Zwei Männer stehen sich in einem Raum mit respektablem Abstand gegenüber. Beide scheinen aus den hinter ihnen stehenden Sesseln aufgestanden zu sein. Während der rechte Herr durch ein Bücherregal, einen Globus sowie Landkarten auf dem Tisch, aber auch durch die wohl bekannte Physiognomie als Alexander von Humboldt zu erkennen ist, bleibt der andere Mann zunächst anonym. Humboldt weist auf den südamerikanischen Kontinent auf der halb über der Tischkante hängenden Karte. Somit handelt es sich bei dem Interieur um die Begegnung zwischen Alexander von Humboldt und Simón Bolívar. Während Humboldt halb neugierig, halb reserviert den berühmten Revolutionsführer anblickt, scheint dieser an ihm vorbeizusehen und mit Stolz gestreckter Brust in die Zukunft zu schauen.

Öl/Leinwand, 212 x 175 cm
Öl/Leinwand, 212 x 175 cm

Zwei Zusammentreffen zwischen Humboldt und Bolívar hat es tatsächlich gegeben – im Sommer 1804 in Paris sowie 1805 in Rom, somit nach Humboldts großer Amerikareise. Allerdings sind sie nicht in trauter Zweisamkeit und auch nicht vor dem Hintergrund der Unabhängigkeitsbestrebungen Lateinamerikas gegen das spanische Imperium erfolgt, die erst um 1808 begannen. Bolívar war zu dem Zeitpunkt noch ein Schürzenjäger ohne politische Vision und Humboldt hatte seine Reise nur durch die Erlaubnis des spanischen Königs Karl IV. machen können. Der Mythos von Humboldt als „wissenschaftlichem Vater der politischen Unabhängigkeit“ (Michael Zeuske: Humboldt und Bolívar, in: Frank Holl (Hg.): Alexander von Humboldt. Netzwerke des Wissens, Akat. Berlin/ Bonn 1999-2000, S. 128-129, hier S. 129) wurde bereits von den Zeitgenossen aufgebaut, ebenso wie Bolívars Kampf um Gleichheit, Agrarreformen und gegen die Sklaverei als Mythos der „kontinentalen Vereinigung der Länder des Südens gegen ‚den Norden‘“ verbrämt und er als Held einer venezolanischen Nation verehrt wurde (Michael Zeuske: Simón Bolívar.

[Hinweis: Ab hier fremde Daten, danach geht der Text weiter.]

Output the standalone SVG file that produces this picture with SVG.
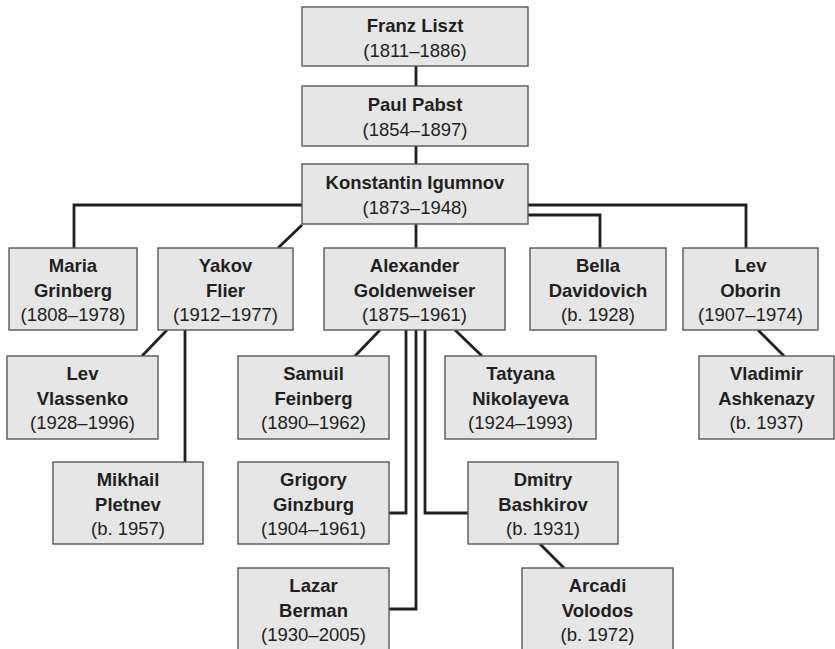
<svg xmlns="http://www.w3.org/2000/svg" width="835" height="649" viewBox="0 0 835 649">
<style>
.box{fill:#e6e6e7;stroke:#58585a;stroke-width:1.4}
.n{font-family:"Liberation Sans",Arial,sans-serif;font-size:18.5px;font-weight:bold;fill:#231f20;text-anchor:middle}
.d{font-family:"Liberation Sans",Arial,sans-serif;font-size:18.5px;fill:#231f20;text-anchor:middle}
.c{fill:none;stroke:#231f20;stroke-width:2.8;stroke-linejoin:miter}
</style>
<rect width="835" height="649" fill="#fff"/>
<g id="connectors">
<path class="c" d="M416 66V86M416 146V164"/>
<path class="c" d="M302 205H74V248"/>
<path class="c" d="M528 205H746V248"/>
<path class="c" d="M528 215H600V248"/>
<path class="c" d="M302 225L278 248"/>
<path class="c" d="M416 224V248"/>
<path class="c" d="M167 330L142 356"/>
<path class="c" d="M185 330V462"/>
<path class="c" d="M380 330L355 356"/>
<path class="c" d="M455 330L482 356"/>
<path class="c" d="M406 330V513H389"/>
<path class="c" d="M416 330V609H389"/>
<path class="c" d="M425 330V513H468"/>
<path class="c" d="M758 330L784 356"/>
<path class="c" d="M540 544L564 568"/>
</g>
<g id="liszt"><rect class="box" x="302" y="7" width="226" height="59"/><text class="n" x="415" y="32">Franz Liszt</text><text class="d" x="415" y="57">(1811–1886)</text></g>
<g id="pabst"><rect class="box" x="302" y="86" width="226" height="60"/><text class="n" x="415" y="111">Paul Pabst</text><text class="d" x="415" y="136">(1854–1897)</text></g>
<g id="igumnov"><rect class="box" x="302" y="164" width="226" height="60"/><text class="n" x="415" y="189">Konstantin Igumnov</text><text class="d" x="415" y="214">(1873–1948)</text></g>
<g id="grinberg"><rect class="box" x="9" y="248" width="128" height="82"/><text class="n" x="73" y="272">Maria</text><text class="n" x="73" y="297">Grinberg</text><text class="d" x="73" y="321">(1808–1978)</text></g>
<g id="flier"><rect class="box" x="158" y="248" width="135" height="82"/><text class="n" x="225.5" y="272">Yakov</text><text class="n" x="225.5" y="297">Flier</text><text class="d" x="225.5" y="321">(1912–1977)</text></g>
<g id="goldenweiser"><rect class="box" x="324" y="248" width="181" height="82"/><text class="n" x="414.5" y="272">Alexander</text><text class="n" x="414.5" y="297">Goldenweiser</text><text class="d" x="414.5" y="321">(1875–1961)</text></g>
<g id="davidovich"><rect class="box" x="530" y="248" width="136" height="82"/><text class="n" x="598" y="272">Bella</text><text class="n" x="598" y="297">Davidovich</text><text class="d" x="598" y="321">(b. 1928)</text></g>
<g id="oborin"><rect class="box" x="683" y="248" width="135" height="82"/><text class="n" x="750.5" y="272">Lev</text><text class="n" x="750.5" y="297">Oborin</text><text class="d" x="750.5" y="321">(1907–1974)</text></g>
<g id="vlassenko"><rect class="box" x="7" y="356" width="151" height="83"/><text class="n" x="82.5" y="380">Lev</text><text class="n" x="82.5" y="405">Vlassenko</text><text class="d" x="82.5" y="429">(1928–1996)</text></g>
<g id="feinberg"><rect class="box" x="238" y="356" width="151" height="83"/><text class="n" x="313.5" y="380">Samuil</text><text class="n" x="313.5" y="405">Feinberg</text><text class="d" x="313.5" y="429">(1890–1962)</text></g>
<g id="nikolayeva"><rect class="box" x="445" y="356" width="151" height="83"/><text class="n" x="520.5" y="380">Tatyana</text><text class="n" x="520.5" y="405">Nikolayeva</text><text class="d" x="520.5" y="429">(1924–1993)</text></g>
<g id="ashkenazy"><rect class="box" x="699" y="356" width="135" height="83"/><text class="n" x="766.5" y="380">Vladimir</text><text class="n" x="766.5" y="405">Ashkenazy</text><text class="d" x="766.5" y="429">(b. 1937)</text></g>
<g id="pletnev"><rect class="box" x="53" y="462" width="150" height="82"/><text class="n" x="128" y="486">Mikhail</text><text class="n" x="128" y="511">Pletnev</text><text class="d" x="128" y="535">(b. 1957)</text></g>
<g id="ginzburg"><rect class="box" x="238" y="462" width="151" height="82"/><text class="n" x="313.5" y="486">Grigory</text><text class="n" x="313.5" y="511">Ginzburg</text><text class="d" x="313.5" y="535">(1904–1961)</text></g>
<g id="bashkirov"><rect class="box" x="468" y="462" width="150" height="82"/><text class="n" x="543" y="486">Dmitry</text><text class="n" x="543" y="511">Bashkirov</text><text class="d" x="543" y="535">(b. 1931)</text></g>
<g id="berman"><rect class="box" x="238" y="568" width="151" height="84"/><text class="n" x="313.5" y="592">Lazar</text><text class="n" x="313.5" y="617">Berman</text><text class="d" x="313.5" y="641">(1930–2005)</text></g>
<g id="volodos"><rect class="box" x="522" y="568" width="151" height="84"/><text class="n" x="597.5" y="592">Arcadi</text><text class="n" x="597.5" y="617">Volodos</text><text class="d" x="597.5" y="641">(b. 1972)</text></g>
</svg>
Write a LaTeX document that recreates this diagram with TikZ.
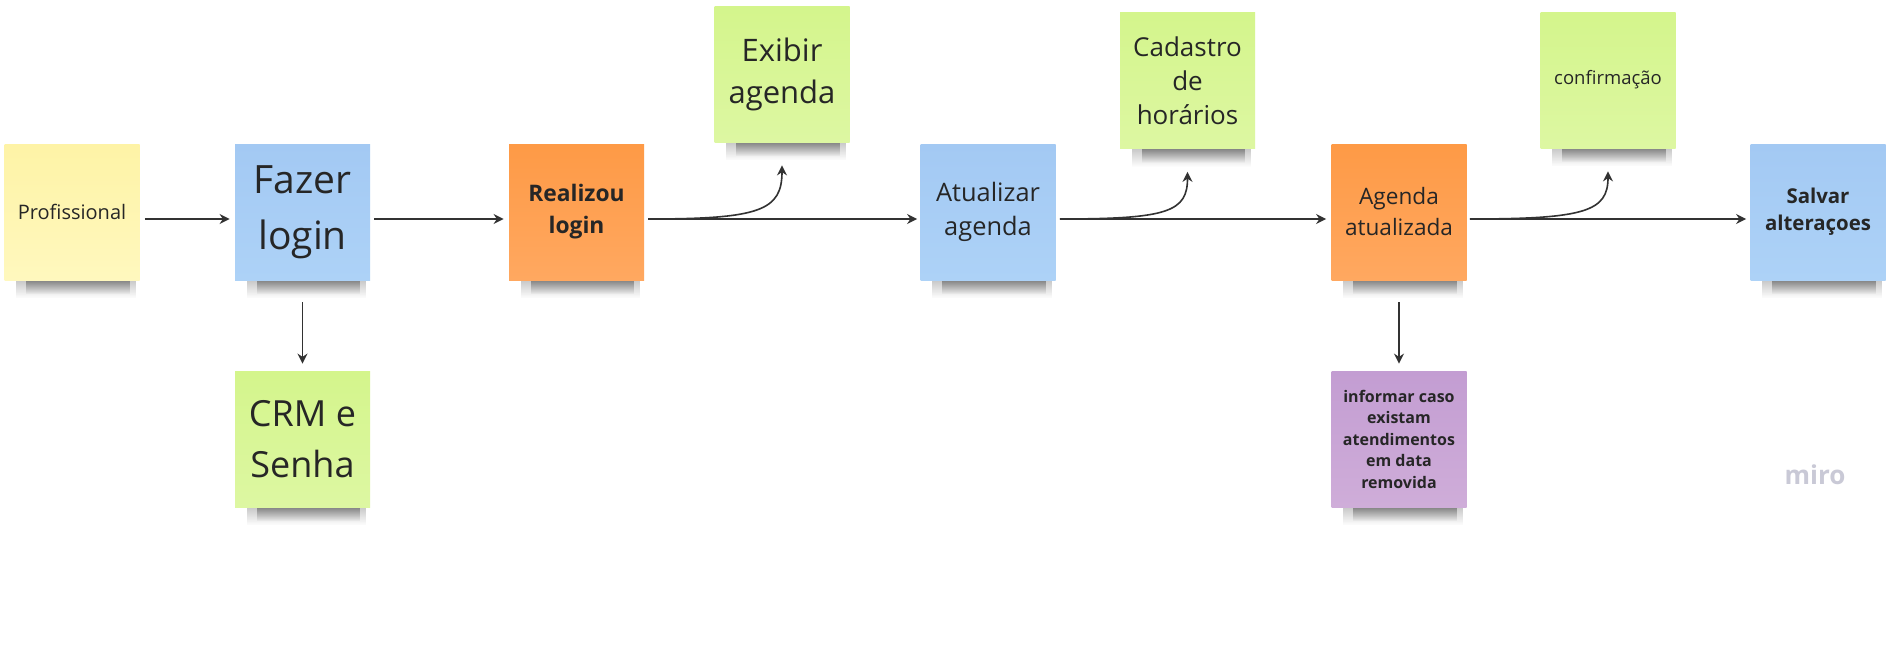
\documentclass[tikz,border=0pt]{standalone}
\usepackage{fontspec}
\setmainfont{Open Sans}
\usetikzlibrary{arrows.meta,calc,fadings,backgrounds}
\definecolor{txt}{RGB}{38,38,38}
\definecolor{lnc}{RGB}{50,50,50}
\definecolor{yT}{RGB}{254,243,166}
\definecolor{yB}{RGB}{255,248,190}
\definecolor{bT}{RGB}{163,201,243}
\definecolor{bB}{RGB}{173,210,247}
\definecolor{oT}{RGB}{254,154,70}
\definecolor{oB}{RGB}{255,168,96}
\definecolor{gT}{RGB}{212,245,140}
\definecolor{gB}{RGB}{221,247,162}
\definecolor{pT}{RGB}{195,157,210}
\definecolor{pB}{RGB}{207,173,217}
\definecolor{miroc}{RGB}{201,201,214}
\tikzfading[name=shfade, top color=transparent!35, bottom color=transparent!100]
\newcommand\fsz[2]{\fontsize{#1}{#2}\selectfont}
\newcommand\noteshadow[1]{%
  \fill[black,path fading=shfade,opacity=.55] ($(#1.south west)+(22,-1)$) rectangle ($(#1.south east)+(-10,14)$);
  \fill[black,path fading=shfade,opacity=.35] ($(#1.south west)+(12,-1)$) rectangle ($(#1.south east)+(-4,18)$);}
\tikzset{
  note/.style={rectangle, minimum width=67.5pt, minimum height=68pt, inner sep=2pt, align=center, text=txt},
  ynote/.style={note, top color=yT, bottom color=yB},
  bnote/.style={note, top color=bT, bottom color=bB},
  onote/.style={note, top color=oT, bottom color=oB},
  gnote/.style={note, top color=gT, bottom color=gB},
  pnote/.style={note, top color=pT, bottom color=pB},
  arr/.style={draw=lnc, line width=0.8pt, -{Stealth[length=5pt,width=5pt]}}
}
\begin{document}
\begin{tikzpicture}[x=0.5pt,y=-0.5pt]
\useasboundingbox (0,0) rectangle (1890,648);
% notes
\node[ynote, font=\fsz{10}{14}] (prof) at (72,212) {Profissional};
\node[bnote, font=\fsz{19.5}{28}] (fazer) at (302.5,212) {Fazer\\login};
\node[onote, font=\bfseries\fsz{11.4}{16}] (real) at (576.5,212) {Realizou\\login};
\node[gnote, font=\fsz{18}{25.5}] (crm) at (302.5,439) {CRM e\\Senha};
\node[gnote, font=\fsz{15.5}{21}] (exibir) at (782,74) {Exibir\\agenda};
\node[bnote, font=\fsz{12.7}{17}] (atual) at (988,212) {Atualizar\\agenda};
\node[gnote, font=\fsz{13}{17}] (cad) at (1187.5,80.5) {Cadastro\\de\\horários};
\node[onote, font=\fsz{11.3}{15.5}] (agenda) at (1399,212) {Agenda\\atualizada};
\node[gnote, font=\fsz{9.25}{12}] (conf) at (1608,80) {confirmação};
\node[bnote, font=\bfseries\fsz{10.2}{13.5}] (salvar) at (1818,212) {Salvar\\alteraçoes};
\node[pnote, font=\bfseries\fsz{8}{10.75}] (info) at (1399,439) {informar caso\\existam\\atendimentos\\em data\\removida};
\node[font=\bfseries\fsz{13}{13}, text=miroc] (miro) at (1815,475) {miro};
% shadows and background
\begin{scope}[on background layer]
\fill[white] (0,0) rectangle (1890,648);
\noteshadow{prof}
\noteshadow{fazer}
\noteshadow{real}
\noteshadow{crm}
\noteshadow{exibir}
\noteshadow{atual}
\noteshadow{cad}
\noteshadow{agenda}
\noteshadow{conf}
\noteshadow{salvar}
\noteshadow{info}
\end{scope}
% connectors
\draw[arr] ($(prof.east)+(5,7)$) -- ($(fazer.west)+(-5,7)$);
\draw[arr] ($(fazer.east)+(4,7)$) -- ($(real.west)+(-5,7)$);
\draw[arr] ($(fazer.south)+(0,22)$) -- ($(crm.north)+(0,-7)$);
\draw[arr] ($(real.east)+(4,7)$) -- ($(atual.west)+(-3,7)$);
\draw[arr] ($(real.east)+(4,7)$) .. controls +(112,0) and +(0,45) .. ($(exibir.south)+(0,23)$);
\draw[arr] ($(atual.east)+(4,7)$) -- ($(agenda.west)+(-5,7)$);
\draw[arr] ($(atual.east)+(4,7)$) .. controls +(108,0) and +(0,40) .. ($(cad.south)+(0,23)$);
\draw[arr] ($(agenda.east)+(3,7)$) -- ($(salvar.west)+(-4,7)$);
\draw[arr] ($(agenda.east)+(3,7)$) .. controls +(115,0) and +(0,40) .. ($(conf.south)+(0,23)$);
\draw[arr] ($(agenda.south)+(0,22)$) -- ($(info.north)+(0,-7)$);
\end{tikzpicture}
\end{document}
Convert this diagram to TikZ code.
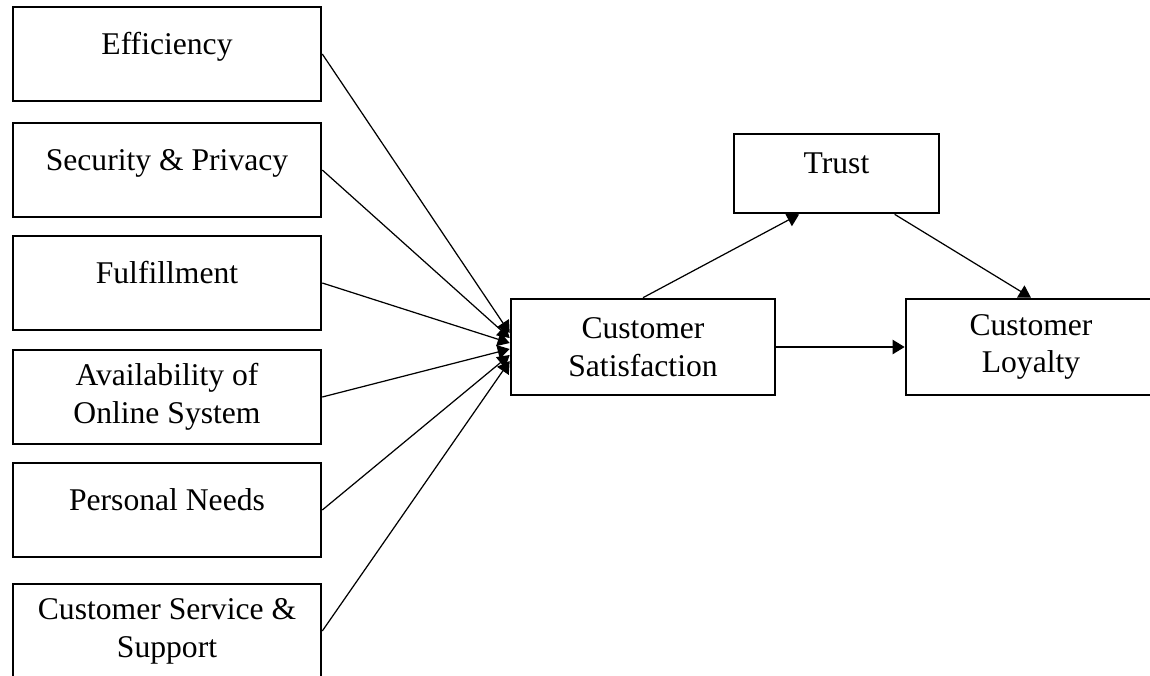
\documentclass[tikz,border=0pt]{standalone}
\usepackage{fontspec}
\setmainfont{Liberation Serif}
\usetikzlibrary{positioning, calc, arrows.meta}

\tikzset{
  box/.style={draw, line width=1.5pt, inner sep=0pt, align=center},
  oneline/.style={text height=#1, text depth=#1},
  link/.style={-{Triangle[length=0.24cm, width=0.28cm]}, line width=0.7pt},
}

\begin{document}
\begin{tikzpicture}[x=0.02cm, y=-0.02cm, font={\fontsize{18pt}{21.5pt}\selectfont}]
  \useasboundingbox (0,0) rectangle (1150,676);
  \clip (0,0) rectangle (1150,676);
  % left column: quality dimensions
  \foreach \i/\y/\lab in {1/54/Efficiency, 2/170/Security \& Privacy,
                          3/283/Fulfillment, 5/510/Personal Needs}{
    \node[box, oneline=0.94cm, minimum width=6.16cm] (f\i) at (167,\y) {\lab};
  }
  \foreach \i/\y/\lab in {4/397/{Availability of\\Online System},
                          6/631/{Customer Service \&\\Support}}{
    \node[box, minimum width=6.16cm, minimum height=1.88cm] (f\i) at (167,\y) {\lab};
  }
  % outcomes
  \node[box, minimum width=5.28cm, minimum height=1.92cm] (sat) at (643,347)
     {Customer\\Satisfaction};
  \node[box, oneline=0.79cm, minimum width=4.1cm] (trust) at (836.5,173.5) {Trust};
  \node[box, minimum width=5cm, minimum height=1.92cm] (loyal) at (1031,347)
     {Customer\\Loyalty};
  % links into satisfaction
  \foreach \i/\d in {1/-14, 2/-9, 3/-4, 4/2, 5/8, 6/14}{
    \draw[link] (f\i.east) -- ($(sat.west)+(0,\d)$);
  }
  % satisfaction -> trust -> loyalty
  \draw[link] (sat.north) -- ($(trust.south west)!0.32!(trust.south east)$);
  \draw[link] ($(trust.south west)!0.78!(trust.south east)$) -- (loyal.north);
  \draw[link, line width=1.2pt] (sat.east) -- (loyal.west);
\end{tikzpicture}
\end{document}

Befreier Südamerikas – Geschichte und Mythos,Berlin 2011, S. 12). Beides resultierte daraus, dass die Revolution der Kolonie Venezuela zwar eine neue staatliche Ordnung, aber mit neuen Eliten gebracht hatte, die die alte koloniale Wirtschafts- und Sozialordnung auf ihre Weise fortführten (ebd., S. 15). 1984 schien der Mythos jedoch noch zu funktionieren, das Gemälde von Etna Velarde wurde Erich Honecker von der Kommunistischen Partei Peru geschenkt – 1824 hatten Bolívars Truppen auch dort die spanische Kolonialherrschaft beendet. Honecker übergab das Werk der Humboldt-Universität, wo es 1984 am Eingang des Audimax aufgehängt wurde. Heutzutage ist es, wie viele Werke aus der Zeit, im Magazin untergebracht. Alexander von Humboldt begegnen wir auch als „zweiten Entdecker Kubas“, nämlich durch die Inschrift auf dem Sockel der Statue vor dem Hauptgebäude, verfasst und gestiftet von der Universität Havanna bereits im Jahr 1939.

Die Künstlerin Etna Velarde (1940-2014), die in ihrer Heimat Peru schon als Jugendliche berühmt wurde, widmete sich häufig historischen Themen und Personen, für die sie häufig nach Quellen, mündlichen und schriftlichen Zeugnissen suchte und Fotoarchive, Kriegsberichte und Bücher durchforstete. Auffallend ist hier die große Porträttreue von Humboldt und Bolívar, vergleicht man andere Darstellungen der beiden Männer in Gemälden, Grafiken und auf Medaillen. Die Darstellung der eigenen Geschichte und ethnischen Identität folgt zwar den bis heute wirksamen Mythen, doch ist sie als historische Szene ebenso distanziert geschildert.